The clock will soon run out on the FCC's deadline for ruling on Qwest's forbearance petition regarding the Phoenix Metropolitan Statistical Area (MSA). There are recent hints that the FCC will deny the petition and set up a new kind of "market power" standard for applying the Section 10 forbearance provision. In other words, the FCC reportedly will issue an order establishing a new standard making it more difficult for petitioners to satisfy the statutory forbearance test, and in that same order deny the petition under consideration on that basis.
This new standard that is said to be forthcoming in the Qwest Phoenix MSA forbearance proceeding would, of course, impact pending and future forbearance proceedings. But any new "market power" standard governing grants of forbearance raises an interesting set of questions about its possible impact on Chairman Genachowski's so-called "Third Way" Internet regulation proposal. How will such a standard fit in with the FCC's "third way" plans to adopt net neutrality regulation that relies so heavily on regulatory forbearance? Could adding new requirements to the forbearance process complicate the agency's plans to successfully adopt new rules? Might a more stringent standard set by the FCC for granting forbearance give added ammunition to a future legal challenge if the FCC does decide to adopt the "Third Way" reclassification proposal which is tied so intimately to the exercise of the Commission's forbearance authority?
Recall that the FCC's "third way" plan for imposing net neutrality regulation on the Internet is premised on an agency declaration to change broadband Internet from a lightly regulated Title I "information service" to a heavily regulated common carrier Title II "telecommunications service." According to the FCC's "third way" theory, this reclassification will give the Commission the jurisdictional prerequisite to adopt network neutrality rules that the D.C. Circuit recently ruled the Commission lacked under the Title I ancillary jurisdiction theory and facts set out in the Comcast/BitTorrent Order.
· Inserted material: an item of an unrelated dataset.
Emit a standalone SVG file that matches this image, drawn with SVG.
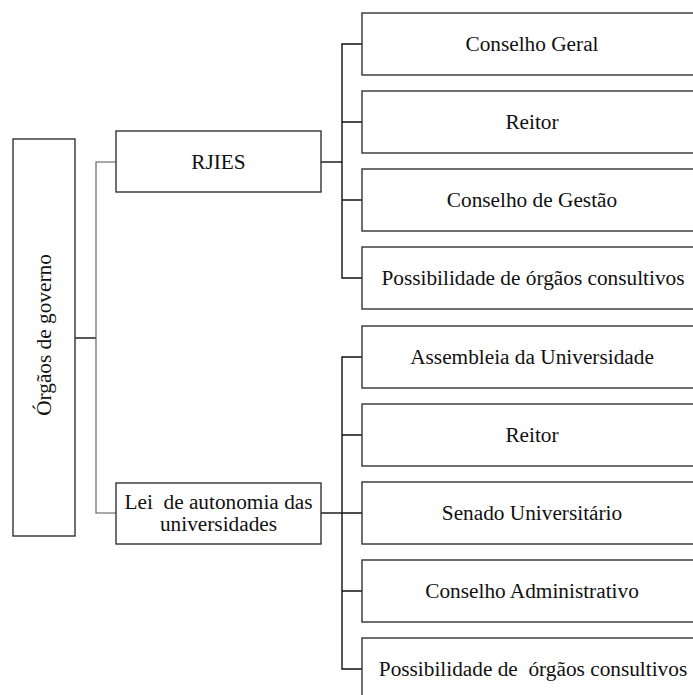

But the FCC's "third way" simultaneously seeks to stave off some of the consequences that would come from burdening broadband Internet service with the full panoply of last-century monopoly-era regulations for telephone networks under Title II. The plan calls for the FCC to grant regulatory forbearance to reclassified broadband Internet from all but six statutory sections governing Title II telecommunications services (albeit these retained sections contain the heart of traditional common carrier regulation). More specific details will be revealed if the FCC decides to issue its anticipated Title II reclassification Notice of Inquiry at its upcoming June public meeting.
So given that the FCC's "third way" relies so heavily on a single act of "superforbearance" by agency declaration, what does a new "market power” standard governing forbearance mean for the "third way"? If reports are accurate that the FCC's new standard will rely on HHI market concentration criteria set out in the DOJ-FTC horizontal merger guidelines, wouldn't "third way" forbearance first require an HHI-like analysis of the nation's broadband market?
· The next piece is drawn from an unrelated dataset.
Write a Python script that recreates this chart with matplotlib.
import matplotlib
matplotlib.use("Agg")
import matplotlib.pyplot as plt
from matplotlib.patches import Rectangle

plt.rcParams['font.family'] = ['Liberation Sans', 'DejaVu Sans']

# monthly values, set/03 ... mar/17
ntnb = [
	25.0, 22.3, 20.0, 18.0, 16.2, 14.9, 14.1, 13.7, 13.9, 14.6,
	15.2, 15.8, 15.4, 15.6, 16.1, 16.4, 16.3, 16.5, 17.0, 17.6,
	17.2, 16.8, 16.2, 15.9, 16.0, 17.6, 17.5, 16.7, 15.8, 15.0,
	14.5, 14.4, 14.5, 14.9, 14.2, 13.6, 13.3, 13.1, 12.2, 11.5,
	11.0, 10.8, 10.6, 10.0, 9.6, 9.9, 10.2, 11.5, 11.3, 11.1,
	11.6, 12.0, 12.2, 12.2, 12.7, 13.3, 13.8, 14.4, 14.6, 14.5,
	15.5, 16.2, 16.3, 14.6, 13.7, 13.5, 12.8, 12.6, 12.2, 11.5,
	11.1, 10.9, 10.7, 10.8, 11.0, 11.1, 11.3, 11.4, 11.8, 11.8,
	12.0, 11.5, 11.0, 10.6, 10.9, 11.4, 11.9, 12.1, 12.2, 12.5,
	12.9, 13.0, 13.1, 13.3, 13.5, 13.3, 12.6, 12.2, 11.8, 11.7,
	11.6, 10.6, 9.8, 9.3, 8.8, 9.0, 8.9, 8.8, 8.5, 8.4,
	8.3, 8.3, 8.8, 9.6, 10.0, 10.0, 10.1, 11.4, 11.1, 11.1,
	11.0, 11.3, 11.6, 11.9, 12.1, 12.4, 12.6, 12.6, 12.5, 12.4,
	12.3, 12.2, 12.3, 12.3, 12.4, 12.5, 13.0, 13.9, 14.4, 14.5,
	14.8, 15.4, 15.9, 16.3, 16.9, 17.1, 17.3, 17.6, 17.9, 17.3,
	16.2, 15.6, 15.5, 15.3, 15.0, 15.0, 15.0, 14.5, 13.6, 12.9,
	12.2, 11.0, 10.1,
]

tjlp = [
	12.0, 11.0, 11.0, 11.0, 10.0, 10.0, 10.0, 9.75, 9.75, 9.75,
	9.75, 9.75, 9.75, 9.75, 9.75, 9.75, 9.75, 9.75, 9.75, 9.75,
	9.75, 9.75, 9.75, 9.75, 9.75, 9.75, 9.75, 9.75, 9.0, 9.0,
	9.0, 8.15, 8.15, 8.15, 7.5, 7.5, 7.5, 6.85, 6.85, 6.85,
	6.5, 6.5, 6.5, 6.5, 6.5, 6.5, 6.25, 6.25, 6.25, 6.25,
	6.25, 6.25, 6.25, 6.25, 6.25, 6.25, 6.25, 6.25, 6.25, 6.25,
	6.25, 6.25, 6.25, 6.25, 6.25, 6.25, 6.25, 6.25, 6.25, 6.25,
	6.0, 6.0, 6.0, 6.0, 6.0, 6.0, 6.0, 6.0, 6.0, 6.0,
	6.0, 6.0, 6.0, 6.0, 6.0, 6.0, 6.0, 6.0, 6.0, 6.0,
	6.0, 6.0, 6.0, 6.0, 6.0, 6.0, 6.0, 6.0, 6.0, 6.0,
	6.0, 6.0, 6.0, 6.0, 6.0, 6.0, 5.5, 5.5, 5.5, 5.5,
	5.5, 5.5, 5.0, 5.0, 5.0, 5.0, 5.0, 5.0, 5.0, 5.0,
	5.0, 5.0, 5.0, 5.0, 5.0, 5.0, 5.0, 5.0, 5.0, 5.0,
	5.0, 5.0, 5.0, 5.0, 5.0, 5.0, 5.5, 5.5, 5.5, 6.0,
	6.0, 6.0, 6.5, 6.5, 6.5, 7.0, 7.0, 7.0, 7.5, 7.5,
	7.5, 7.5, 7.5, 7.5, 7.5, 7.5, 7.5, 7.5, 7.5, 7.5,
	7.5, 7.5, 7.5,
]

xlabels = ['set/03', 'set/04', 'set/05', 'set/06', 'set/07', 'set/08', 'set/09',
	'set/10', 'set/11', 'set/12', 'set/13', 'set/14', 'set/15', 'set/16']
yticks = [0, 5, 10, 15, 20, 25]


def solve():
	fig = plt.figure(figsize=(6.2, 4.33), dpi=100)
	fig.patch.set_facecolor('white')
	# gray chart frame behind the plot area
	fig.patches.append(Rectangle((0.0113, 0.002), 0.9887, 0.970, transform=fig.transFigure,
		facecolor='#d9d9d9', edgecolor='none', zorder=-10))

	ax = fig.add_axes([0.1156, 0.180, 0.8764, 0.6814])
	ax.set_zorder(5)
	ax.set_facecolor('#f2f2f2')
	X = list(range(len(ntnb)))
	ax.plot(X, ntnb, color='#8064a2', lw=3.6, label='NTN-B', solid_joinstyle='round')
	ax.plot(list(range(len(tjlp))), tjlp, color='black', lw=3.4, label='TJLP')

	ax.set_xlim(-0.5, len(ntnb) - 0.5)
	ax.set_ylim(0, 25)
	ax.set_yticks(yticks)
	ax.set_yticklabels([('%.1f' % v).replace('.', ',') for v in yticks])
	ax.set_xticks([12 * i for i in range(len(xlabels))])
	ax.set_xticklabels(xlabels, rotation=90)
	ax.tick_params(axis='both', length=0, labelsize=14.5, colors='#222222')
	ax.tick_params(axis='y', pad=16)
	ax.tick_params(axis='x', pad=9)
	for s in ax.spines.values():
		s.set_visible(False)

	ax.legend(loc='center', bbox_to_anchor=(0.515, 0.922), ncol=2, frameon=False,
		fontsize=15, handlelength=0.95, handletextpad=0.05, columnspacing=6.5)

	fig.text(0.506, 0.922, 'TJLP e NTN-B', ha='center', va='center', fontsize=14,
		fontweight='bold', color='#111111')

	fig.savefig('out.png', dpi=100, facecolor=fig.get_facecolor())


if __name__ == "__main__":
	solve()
Perhaps the Commission might attempt to apply its new "market standard" for forbearance only to voice telecommunications services but not to reclassified broadband Internet telecommunications services. This approach would seem to require the FCC to give some kind of reasoned explanation for the disparate treatment of Title II services. At least, such an approach would require explanation if the FCC hopes to survive a prospective legal challenge to "third way" reclassification and forbearance for broadband Internet. But subjecting voice telecommunications services and broadband Internet telecommunications services to different standards would make reclassification of broadband look stranger and stranger still. After all, the need for disparate treatment of voice and broadband was precisely the point behind the FCC's classification of broadband as a Title I information service that should be free from outdated and burdensome regulation.
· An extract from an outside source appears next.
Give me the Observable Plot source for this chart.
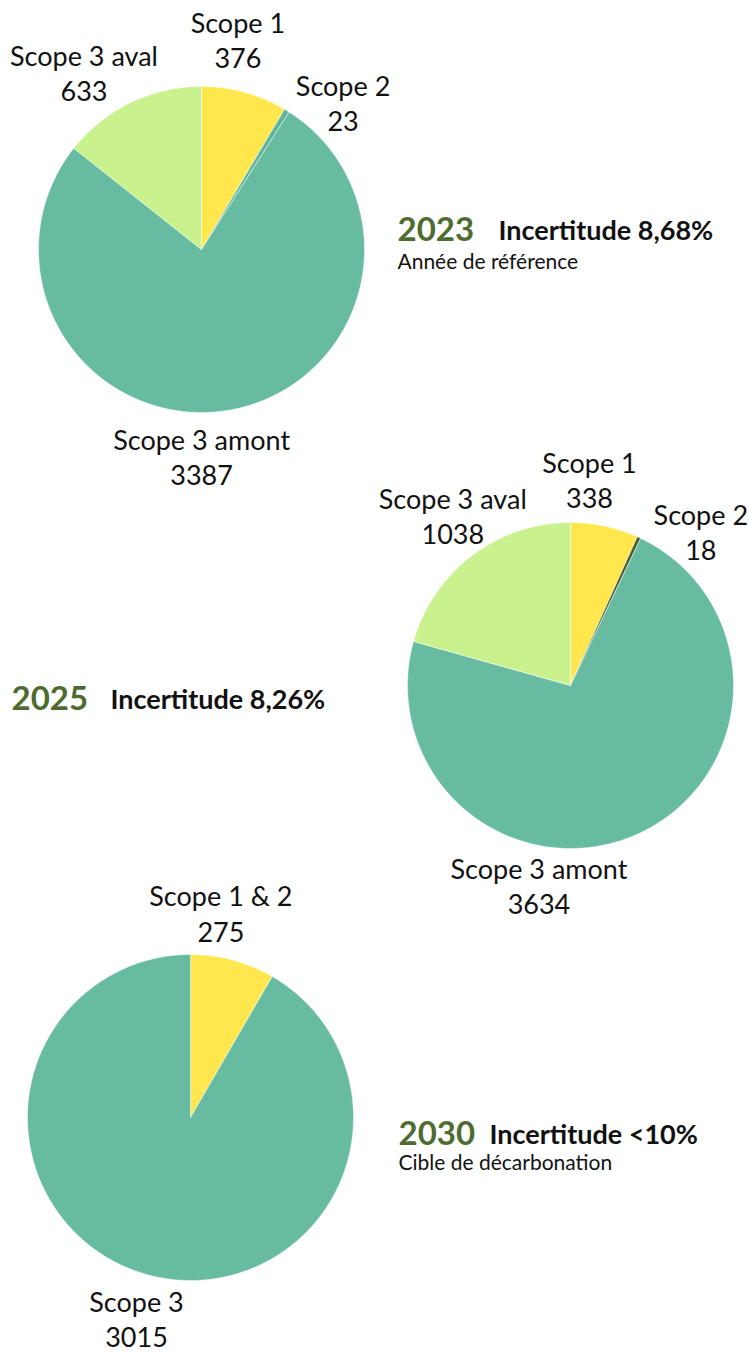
<!DOCTYPE html>
<html><head><meta charset="utf-8">
<script src="https://cdn.jsdelivr.net/npm/d3@7"></script>
<script src="https://cdn.jsdelivr.net/npm/@observablehq/plot@0.6"></script>
<style>body{margin:0;background:#fff;font-family:Lato,"Noto Sans",sans-serif}</style>
</head><body><div id="chart"></div>
<script>
// ---- data ----
const years = ["2023", "2025", "2030"];
const cats2023 = ["Scope 1", "Scope 2", "Scope 3 amont", "Scope 3 aval"];
const vals2023 = [376, 23, 3387, 633];
const cats2025 = ["Scope 1", "Scope 2", "Scope 3 amont", "Scope 3 aval"];
const vals2025 = [338, 18, 3634, 1038];
const cats2030 = ["Scope 1 & 2", "Scope 3"];
const vals2030 = [275, 3015];
const uncertainties = ["Incertitude 8,68%", "Incertitude 8,26%", "Incertitude <10%"];
const subtitles = ["Année de référence", "", "Cible de décarbonation"];

// ---- styles / layout ----
const W = 749, H = 1353;
const colors = [
  {"Scope 1": "#FFE74D", "Scope 2": "#5DB49B", "Scope 3 amont": "#67BBA1", "Scope 3 aval": "#C9F18D"},
  {"Scope 1": "#FFE74D", "Scope 2": "#4B5C2A", "Scope 3 amont": "#67BBA1", "Scope 3 aval": "#C9F18D"},
  {"Scope 1 & 2": "#FFE74D", "Scope 3": "#67BBA1"}
];
const pieLayout = [
  {cx: 201, cy: 249, r: 163},
  {cx: 570, cy: 685, r: 163},
  {cx: 190, cy: 1117, r: 163}
];
// label angular nudges (degrees) and radial nudges (px), per pie
const labelNudge = [[3.9, 3.0, 9.5, -7.7], [4.3, 4.2, 33.4, 2.5], [-6.6, 0]];
const labelRNudge = [[6, -3, 0, 6], [0, -5, -5, 0], [0, 1]];
const headLayout = [
  {x: 397, y: 230, ix: 498, sy: 262},
  {x: 11, y: 699, ix: 110, sy: 0},
  {x: 398, y: 1134, ix: 489, sy: 1163}
];
const labelR = 207, minSep = 35 * Math.PI / 180;
const rad = Math.PI / 180;

const series = [[cats2023, vals2023], [cats2025, vals2025], [cats2030, vals2030]];
const slicePts = [], labels = [], heads = [];
series.forEach(([cats, vals], i) => {
  const {cx, cy, r} = pieLayout[i];
  const arcs = d3.pie().sort(null).value(d => d)(vals);
  const mids = arcs.map(a => (a.startAngle + a.endAngle) / 2);
  // push apart labels of neighbouring thin slices
  for (let it = 0; it < 20; it++) {
    for (let k = 0; k < mids.length - 1; k++) {
      const d = mids[k + 1] - mids[k];
      if (d < minSep) {
        const m = (mids[k + 1] + mids[k]) / 2;
        mids[k] = m - minSep / 2; mids[k + 1] = m + minSep / 2;
      }
    }
  }
  arcs.forEach((a, k) => {
    const id = years[i] + "-" + cats[k];
    const fill = colors[i][cats[k]];
    slicePts.push({id, fill, x: cx, y: cy});
    const n = Math.max(2, Math.ceil((a.endAngle - a.startAngle) / 0.01));
    for (let s = 0; s <= n; s++) {
      const t = a.startAngle + (a.endAngle - a.startAngle) * s / n;
      slicePts.push({id, fill, x: cx + r * Math.sin(t), y: cy - r * Math.cos(t)});
    }
    slicePts.push({id, fill, x: cx, y: cy});
    const la = mids[k] + labelNudge[i][k] * rad;
    const lr = labelR + labelRNudge[i][k];
    labels.push({text: cats[k] + "\n" + vals[k], x: cx + lr * Math.sin(la), y: cy - lr * Math.cos(la)});
  });
  const h = headLayout[i];
  heads.push({i, year: years[i], unc: uncertainties[i], sub: subtitles[i], ...h});
});

const chart = Plot.plot({
  width: W, height: H, margin: 0,
  x: {domain: [0, W], range: [0, W], axis: null},
  y: {domain: [0, H], range: [0, H], axis: null},
  style: {fontFamily: "Lato, 'Noto Sans', sans-serif", background: "#fff"},
  marks: [
    Plot.line(slicePts, {x: "x", y: "y", z: "id", fill: d => d.fill, stroke: "#ffffff", strokeWidth: 0.6, strokeOpacity: 0.8, curve: "linear"}),
    Plot.text(labels, {x: "x", y: "y", text: "text", fontSize: 27, lineHeight: 1.3, fill: "#111", textAnchor: "middle"}),
    Plot.text(heads, {x: "x", y: "y", text: "year", fontSize: 33, fontWeight: "bold", fill: "#4E6B30", textAnchor: "start"}),
    Plot.text(heads, {x: "ix", y: "y", text: "unc", fontSize: 27, fontWeight: "bold", fill: "#111", textAnchor: "start", dy: 1}),
    Plot.text(heads.filter(d => d.sub), {x: "x", y: "sy", text: "sub", fontSize: 21, fill: "#111", textAnchor: "start"})
  ]
});
document.getElementById("chart").appendChild(chart);
</script>
</body></html>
Then again, the FCC could insist on subjecting only forbearance petitions submitted by private parties to its new "market power" standard and thereby leave undisturbed agency sua sponte grants of forbearance. But nothing in the statute suggests that disparate treatment of agency grants of forbearance arising from petitions or sua sponte action could be justified. The FCC would have a difficult time justifying such a twisted approach in the courts on administrative procedural grounds.
Regulatory and legal complications of this kind are inevitable if the FCC insists on going forward with a "third way" plan for force-fitting antiquated monopoly-era regulations on a dynamic modern service like broadband Internet. In light of the crucial importance of implementing (some modest) regulatory forbearance to the FCC's plans for adopting net neutrality regulation through its "third way," one wonders whether the Commission's continued placement of obstacles in the path of forbearance could come back to haunt it. Or, more to the point, might such obstacles cause the FCC to rethink its current plans for Internet regulation without further direction from Congress?